Lloyd followed her. When he got within about six feet of Hann, he called to her and she turned with her hands above her head. Lloyd said that he did not know whether she still was holding her weapon. So, he pulled a .380-caliber semiautomatic pistol from his pants pocket and fired a single round that struck her above the left eye.
"He aimed and fired, and he watched her fall. Then he ran," Trosky testified.
At a bus stop, Lloyd used his cell phone to call his new girlfriend, Lisa Donato of Carrick, to pick him up.
Lloyd and Donato drove to his apartment, where he collected some clothing and three more handguns that he tossed into the Monongahela River near the Waterfront complex in West Homestead.
Lloyd told police that he believed he lost the weapon used to shoot Hann when he fell while running from the scene of the incident.

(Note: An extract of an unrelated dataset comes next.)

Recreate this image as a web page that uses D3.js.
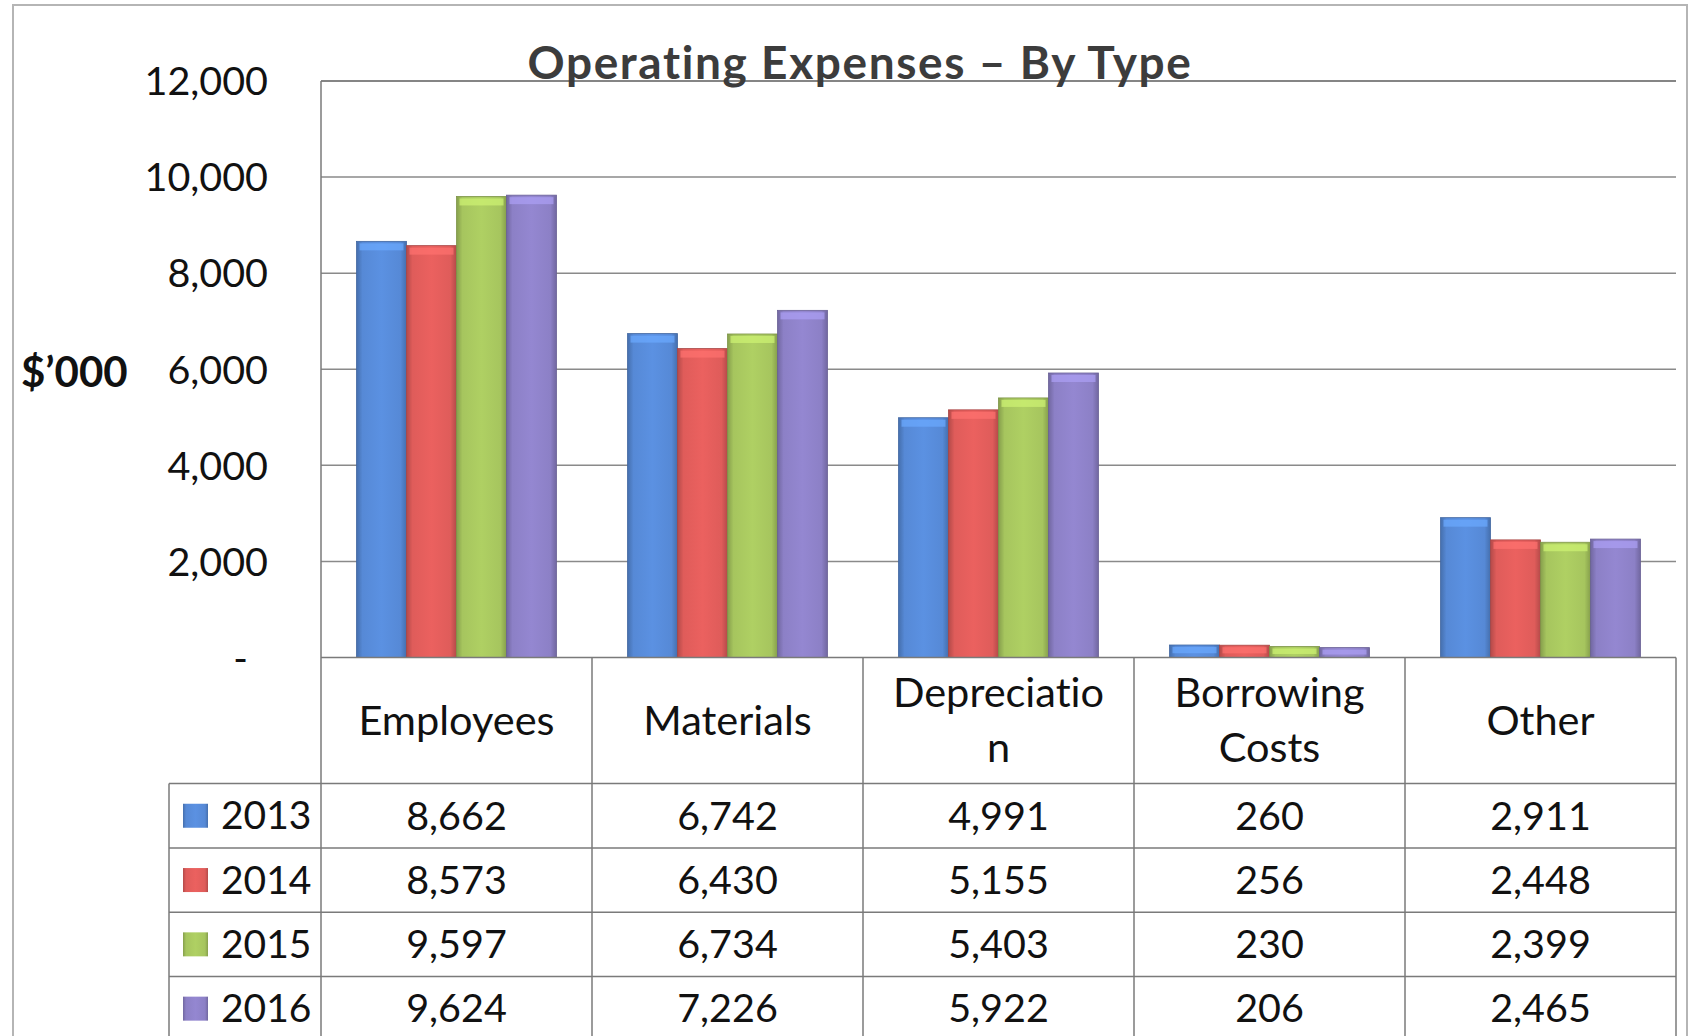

Two handguns were found near the scene.
Lloyd told investigators that he had a criminal record and could not buy guns, so Hann bought them for him in her name.
Roberto argued after the hearing that, because First Assistant District Attorney Edward J. Borkowski relied solely on Lloyd's statement to have the charges held for court, then the court should recognize that details of his version of events suggest he might have acted in self defense.
Uhrich denied Roberto's motion to dismiss the more serious homicide counts, first- and third-degree murder, and order a trial only on charges of voluntary manslaughter.
Borkowski argued that such a ruling would go against Uhrich's mandate at the preliminary hearing stage to view evidence in a light most favorable to the prosecutor's case.